◆ Stated exercise ◆
The material below holds pictures; leave them out and reproduce exactly the lines from the one with "What matplotlib code" through the one with "ax.set_ylim(-3.5, 0.0)", inclusive.

◆ Records shown ◆
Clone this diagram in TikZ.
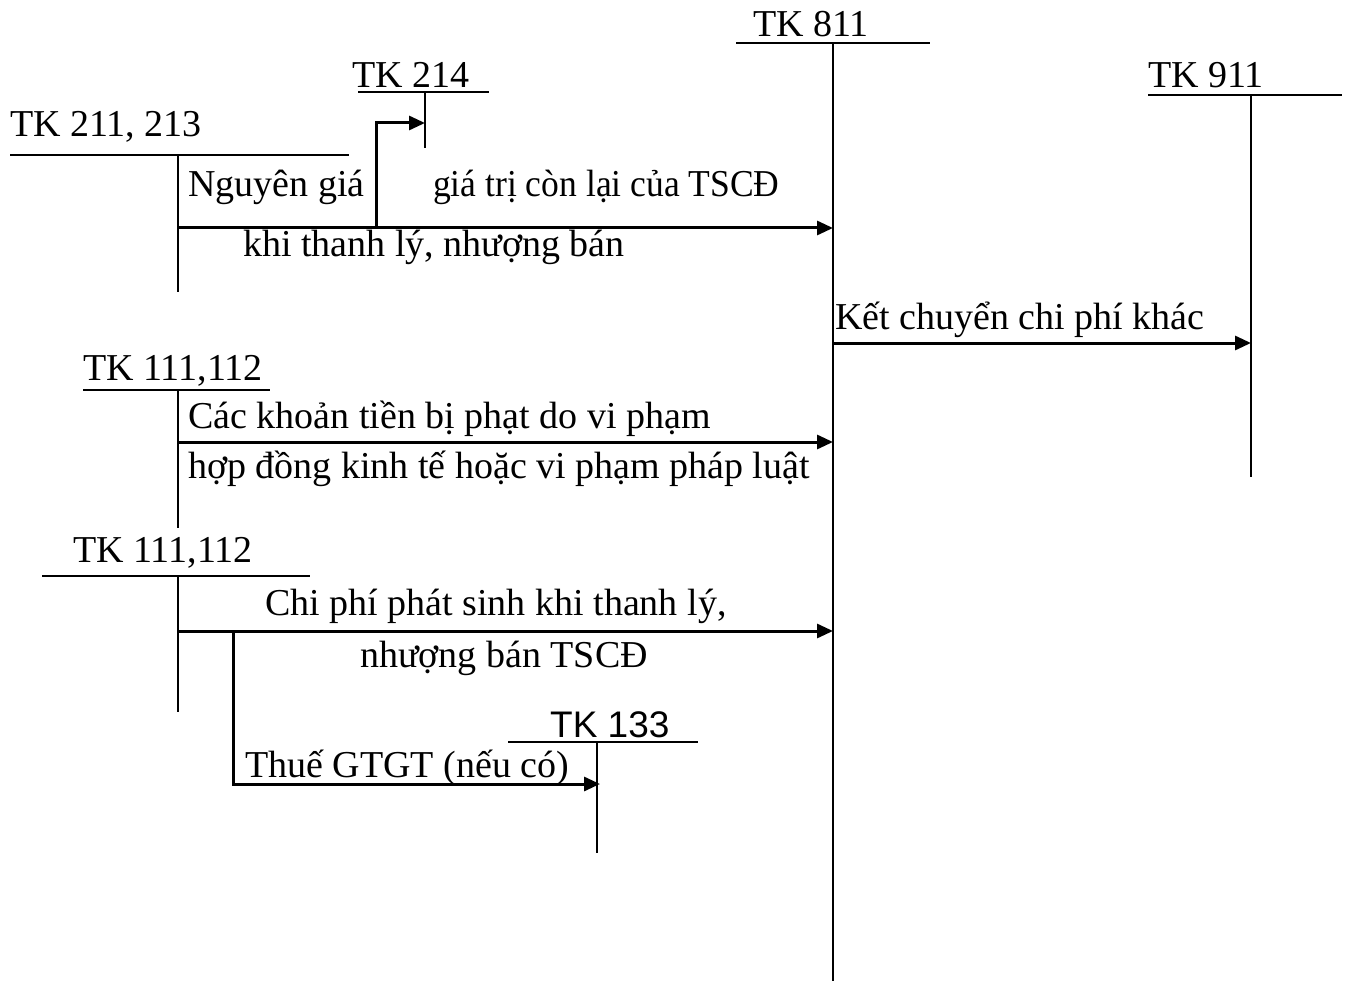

* * *

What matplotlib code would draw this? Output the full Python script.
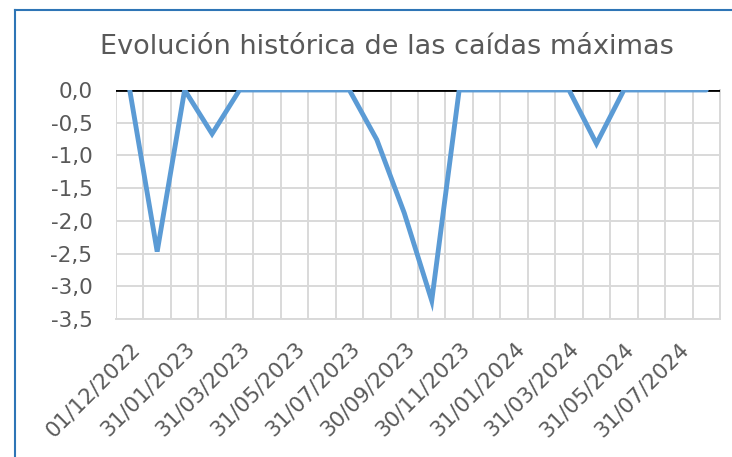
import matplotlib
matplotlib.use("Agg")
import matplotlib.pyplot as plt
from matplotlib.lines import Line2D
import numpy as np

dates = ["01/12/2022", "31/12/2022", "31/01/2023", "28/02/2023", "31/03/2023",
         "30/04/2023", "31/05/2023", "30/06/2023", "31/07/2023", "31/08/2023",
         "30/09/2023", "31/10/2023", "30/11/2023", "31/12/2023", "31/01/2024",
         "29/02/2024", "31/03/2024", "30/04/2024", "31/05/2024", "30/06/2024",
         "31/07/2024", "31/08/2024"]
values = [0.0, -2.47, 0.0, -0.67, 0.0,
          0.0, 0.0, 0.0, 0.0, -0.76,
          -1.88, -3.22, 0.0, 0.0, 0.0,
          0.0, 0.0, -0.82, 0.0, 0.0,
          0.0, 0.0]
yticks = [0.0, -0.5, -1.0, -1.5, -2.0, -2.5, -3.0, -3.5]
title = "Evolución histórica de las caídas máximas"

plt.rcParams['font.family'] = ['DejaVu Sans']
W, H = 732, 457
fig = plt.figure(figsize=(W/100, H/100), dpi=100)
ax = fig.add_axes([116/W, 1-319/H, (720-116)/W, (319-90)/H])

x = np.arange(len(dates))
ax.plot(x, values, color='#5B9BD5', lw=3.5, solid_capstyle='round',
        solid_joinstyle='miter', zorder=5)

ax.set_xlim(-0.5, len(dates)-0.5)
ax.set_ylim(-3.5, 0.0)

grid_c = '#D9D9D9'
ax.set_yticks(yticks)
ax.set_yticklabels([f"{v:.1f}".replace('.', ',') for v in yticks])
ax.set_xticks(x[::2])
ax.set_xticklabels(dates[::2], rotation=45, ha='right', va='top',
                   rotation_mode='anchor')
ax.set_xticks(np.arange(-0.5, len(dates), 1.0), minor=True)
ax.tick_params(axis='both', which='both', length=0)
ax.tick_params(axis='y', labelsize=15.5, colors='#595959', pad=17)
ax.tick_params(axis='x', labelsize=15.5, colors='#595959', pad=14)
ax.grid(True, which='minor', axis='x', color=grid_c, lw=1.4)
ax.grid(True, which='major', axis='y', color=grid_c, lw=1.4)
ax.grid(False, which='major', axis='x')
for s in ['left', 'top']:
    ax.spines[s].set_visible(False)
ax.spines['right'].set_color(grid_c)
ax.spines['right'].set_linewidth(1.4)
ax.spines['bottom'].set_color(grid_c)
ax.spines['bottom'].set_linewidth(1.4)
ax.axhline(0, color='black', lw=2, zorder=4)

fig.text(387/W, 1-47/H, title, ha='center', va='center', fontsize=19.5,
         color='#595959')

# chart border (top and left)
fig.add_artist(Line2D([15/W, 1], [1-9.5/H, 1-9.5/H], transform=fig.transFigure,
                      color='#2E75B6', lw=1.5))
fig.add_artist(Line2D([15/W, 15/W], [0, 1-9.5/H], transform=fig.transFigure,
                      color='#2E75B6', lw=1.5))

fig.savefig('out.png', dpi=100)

◆ Response ◆
What matplotlib code would draw this? Output the full Python script.
import matplotlib
matplotlib.use("Agg")
import matplotlib.pyplot as plt
from matplotlib.lines import Line2D
import numpy as np

dates = ["01/12/2022", "31/12/2022", "31/01/2023", "28/02/2023", "31/03/2023",
         "30/04/2023", "31/05/2023", "30/06/2023", "31/07/2023", "31/08/2023",
         "30/09/2023", "31/10/2023", "30/11/2023", "31/12/2023", "31/01/2024",
         "29/02/2024", "31/03/2024", "30/04/2024", "31/05/2024", "30/06/2024",
         "31/07/2024", "31/08/2024"]
values = [0.0, -2.47, 0.0, -0.67, 0.0,
          0.0, 0.0, 0.0, 0.0, -0.76,
          -1.88, -3.22, 0.0, 0.0, 0.0,
          0.0, 0.0, -0.82, 0.0, 0.0,
          0.0, 0.0]
yticks = [0.0, -0.5, -1.0, -1.5, -2.0, -2.5, -3.0, -3.5]
title = "Evolución histórica de las caídas máximas"

plt.rcParams['font.family'] = ['DejaVu Sans']
W, H = 732, 457
fig = plt.figure(figsize=(W/100, H/100), dpi=100)
ax = fig.add_axes([116/W, 1-319/H, (720-116)/W, (319-90)/H])

x = np.arange(len(dates))
ax.plot(x, values, color='#5B9BD5', lw=3.5, solid_capstyle='round',
        solid_joinstyle='miter', zorder=5)

ax.set_xlim(-0.5, len(dates)-0.5)
ax.set_ylim(-3.5, 0.0)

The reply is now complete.